A Hilde Spiel, dispuesta a recorrer con el pardo uniforme británico el empedrado de esa Viena de la que había huido en 1936 ante la amenaza nazi, le aguardaba una de esas ciudades europeas de vida en blanco y negro, cuyo año cero tardó en pasar muchos meses, y que, como todas, había cambiado definitivamente. La ciudad que se encontró la escritora, de la que dice tiene que aprender todo de nuevo, se enfrentaba a su segunda postguerra, la que confirmó la desaparición definitiva de una Europa rica y diversa, surgida de una difícil convivencia de siglos. En esa urbe hambrienta que recogieron las fotografías de Ernst Haas, la película de Carol Reed y el testimonio de Max Fristch y que ahora conocemos mejor gracias a Regreso a Viena. Hilde Spiel, escritora nacida en 1911 e inédita en español, redacta un texto fruto de su viaje como corresponsal del New Statesman que es mucho más que un diario gracias a la intensidad narrativa y a un estilo brillante y lírico. Es la crónica de un reencuentro con una ciudad sumida en el caos en la que, como dice, "la vida se ha apartado de las calles", pero también es el relato del extrañamiento y de los sentimientos encontrados que desata todo exilio, un acontecimiento tan del siglo XX. Hay un momento en el que Spiel no sabe si es londinense o vienesa ni tampoco lo que quiere ser, una contradicción que no impide que asome la melancolía, inevitable en un texto en el que la evocación es el alimento esencial, como sucede en gran parte de la literatura del siglo. Sin embargo, en Spiel apenas hay nostalgia, eso que según González-Ruano es la esencia de la literatura, sino voluntad de distanciamiento. Aunque Spiel llega a Austria con las certezas del antifascismo, lo que la lleva a ser escéptica ante los relatos de las atrocidades del Ejército soviético que hoy vuelven en Ucrania, también hay en su textos comprensión hacia quienes no han tenido el arrojo de la militancia durante los años del nazismo. Es la crónica de un regreso, pero también es el recuerdo de los días en que las muestras de descomposición de la sociedad con el señalamiento de los judíos y los intelectuales, allanaban el camino al espanto que venía del norte y empujaba al exilio. Spiel confirma que en Austria llovía sobre mojado cuando se produjo su entusiasta entrega a Hitler, al fin un compatriota que había triunfado fuera.

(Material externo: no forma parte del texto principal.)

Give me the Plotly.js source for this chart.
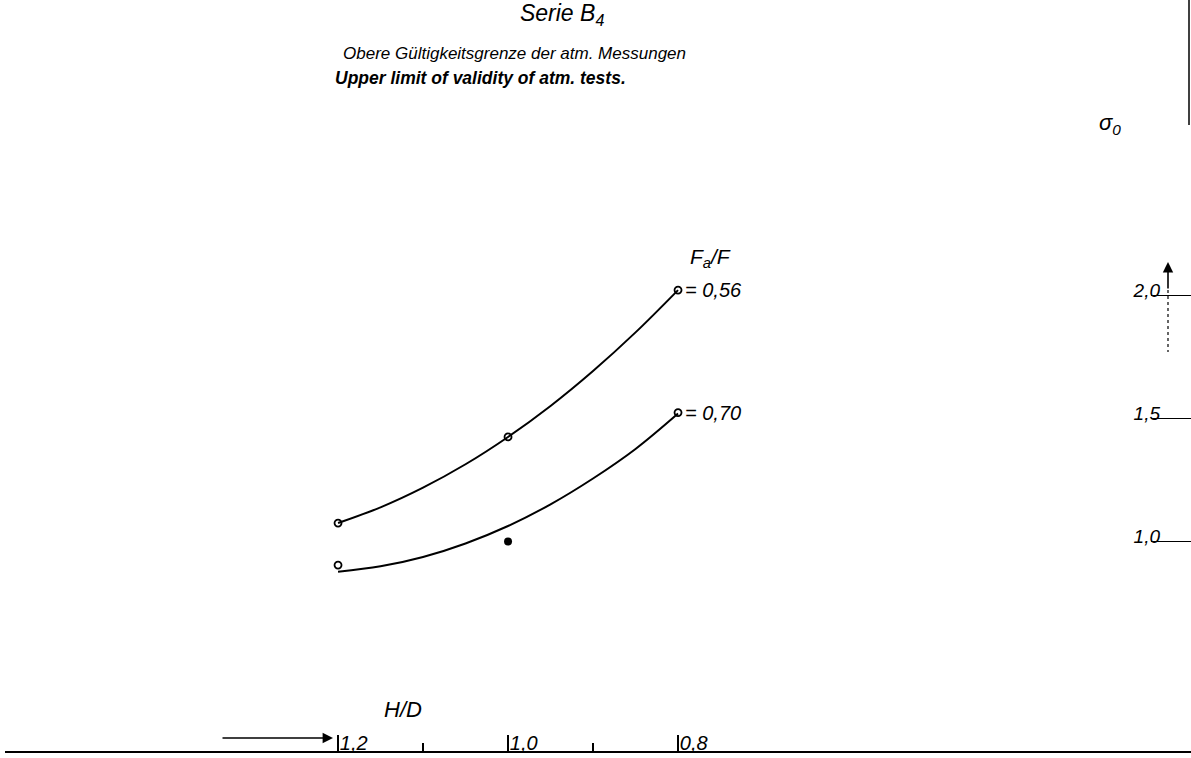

A pesar de la voluntad de esquivar las concesiones sentimentales, no deja de resultar conmovedoras la descripción de los restos de la casa de sus abuelos, de la que quedan sólo unas paredes amarillas, o el relato de la visita a su antigua casa, al igual que a amigos y familiares que sobrevivían entre la miseria y el mercado negro en una sociedad que, al son de la cítara de Anton Karas y de la cortesía vienesa, estaba intentando convencer a los ocupantes de su distancia con el nazismo que casi todos habían contribuido a traer en los días del Anschluss. Todo desfila por este libro, desde el Prater y su noria, que luego inmortalizaría Orson Welles, al céntrico Café Herrenhof, cuyo maître, herr Hnatek muestra cómo ya su tiempo había pasado. Ahora, los ocupantes eran los dueños de unas ruinas que una vez fueron capital de un imperio y centro de la cultura del siglo que acabaría con ella. La vista de los soldados soviéticos junto al palacio de Metternich le trajo el recuerdo del príncipe y ministro, quien, recordando a turcos y magiares, decía que el Este empezaba al costado de su casa, algo que ahora sucedía en Praga, Bucarest o Berlín, ocupadas por los rusos.
Un descubrimiento literario y un libro oportuno el de Hilde Spiel que ayuda a entender a una Europa y una Austria que conviene no olvidar, pues como demuestra lo que sucede en Ucrania, a veces un siglo, como dice el tango, no es nada.